One of the most frequently asked customer questions is just what is the difference between ceramic and porcelain tiles? Well essentially both porcelain and ceramic tiles start life in the same way; they are both produced using a blend of materials and minerals such as clay feldspar and silica. The main differences then occur during the manufacturing process.

With ceramic tiles, the materials are mixed then ground and crushed in up to three separate processes, using crushers, mills and grinders. Sometimes the raw materials are initially mixed with water to improve the mixture; this process is called wet milling. If this has been done, then any excess water is removed and the resulting mixture is pressed and dried. This pressing process can be replaced by another process known as extrusion, where the tiles are formed by forcing the clay mixture through a mould.

The final ceramic tile type and grade is determined by the different amounts of raw materials used in the composition of the initial mixture, also the varying amounts of iron in this mix will determine the colour of the body of the tile, which can either be red or white.

The methods for glazing the newly formed tiles differ depending on whether they have been wet milled or dry milled. Dry milled tiles are fired at low temperatures before glazing, in a process called bisque firing, then they are re-fired at a higher temperature, and this process can take up to 3 days. But if the tiles have been wet milled then only a single firing is required at temperatures of around 2,000°F or higher and this can take as little as 60 minutes, ceramic tiles made this way tend to be much stronger.

Porcelain tiles are more durable and hardwearing than ceramic tiles and this is because of the slight difference in manufacturing. The ingredients are more refined and pressed under great pressure, the formed tiles are then fired at a much higher temperature, this causes the tile to vitrify and it’s this process that creates a very dense strong tile with a low water absorption rate.

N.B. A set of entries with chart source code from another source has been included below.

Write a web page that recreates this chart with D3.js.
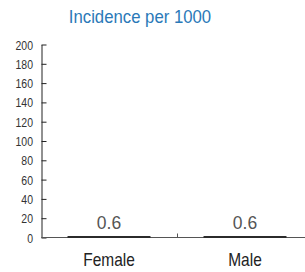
<!DOCTYPE html>
<html>
<head>
<meta charset="utf-8">
<script src="https://cdn.jsdelivr.net/npm/d3@7"></script>
<style>
body { margin: 0; background: #fff; }
svg { display: block; }
text { font-family: "Liberation Sans", Arial, sans-serif; }
</style>
</head>
<body>
<svg width="305" height="272"></svg>
<script>
var categories = ["Female", "Male"];
var values = [0.6, 0.6];
var yTicks = [0, 20, 40, 60, 80, 100, 120, 140, 160, 180, 200];
var title = "Incidence per 1000";

var svg = d3.select("svg");

// scales
var x = d3.scaleBand()
    .domain(categories)
    .range([41, 313])
    .paddingInner(0.39)
    .paddingOuter(0.195);

var y = d3.scaleLinear()
    .domain([0, 200])
    .range([237.5, 44.5]);

// title
svg.append("text")
    .attr("transform", "translate(140,22.5) scale(0.93,1)")
    .attr("text-anchor", "middle")
    .style("font-size", "18px")
    .style("fill", "#2a79b8")
    .text(title);

// y axis
var yAxis = svg.append("g")
    .attr("transform", "translate(41.5,0)")
    .call(d3.axisRight(y).tickValues(yTicks).tickSize(5).tickSizeOuter(0));
yAxis.select(".domain").attr("stroke", "#222");
yAxis.selectAll(".tick line").attr("stroke", "#222");
yAxis.selectAll(".tick text")
    .attr("x", null)
    .attr("dy", null)
    .attr("transform", "translate(-8.5,4.5) scale(0.84,1)")
    .attr("text-anchor", "end")
    .style("font-size", "12.5px")
    .style("fill", "#333");

// x axis
svg.append("line")
    .attr("x1", 41.5).attr("x2", 305)
    .attr("y1", y(0)).attr("y2", y(0))
    .attr("stroke", "#555");
svg.append("line")
    .attr("x1", 177.5).attr("x2", 177.5)
    .attr("y1", y(0)).attr("y2", y(0) - 4)
    .attr("stroke", "#555");

// bars
svg.selectAll("rect.bar")
    .data(values)
    .enter()
    .append("rect")
    .attr("class", "bar")
    .attr("x", function(d, i) { return x(categories[i]); })
    .attr("width", x.bandwidth())
    .attr("y", function(d) { return Math.min(y(d), y(0) - 1.5); })
    .attr("height", function(d) { return Math.max(y(0) - y(d), 1.5) + 0.5; })
    .attr("fill", "#2b2b2b");

// value labels
svg.selectAll("text.val")
    .data(values)
    .enter()
    .append("text")
    .attr("class", "val")
    .attr("x", function(d, i) { return x(categories[i]) + x.bandwidth() / 2; })
    .attr("y", function(d) { return y(d) - 8; })
    .attr("text-anchor", "middle")
    .style("font-size", "17.5px")
    .style("fill", "#555")
    .text(function(d) { return d; });

// category labels
svg.selectAll("text.cat")
    .data(categories)
    .enter()
    .append("text")
    .attr("class", "cat")
    .attr("transform", function(d) {
        return "translate(" + (x(d) + x.bandwidth() / 2) + ",265.5) scale(0.86,1)";
    })
    .attr("text-anchor", "middle")
    .style("font-size", "18px")
    .style("fill", "#222")
    .text(function(d) { return d; });
</script>
</body>
</html>
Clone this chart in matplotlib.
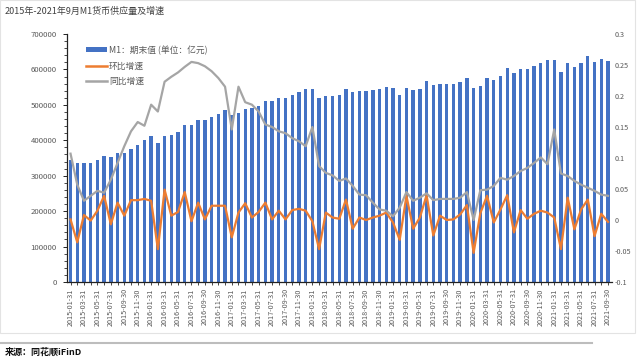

There are two types of porcelain, glazed and full bodied. A full bodied porcelain tile has no surface glaze this means that the tile is not as susceptible to surface wear and the porcelain goes all the way through the body of the tile, thus creating an extremely durable hardwearing tile. Both glazed and full bodied porcelain tiles are ideal for use as kitchen floor tiles; also they are popular for use in bathrooms, conservatories and utility rooms.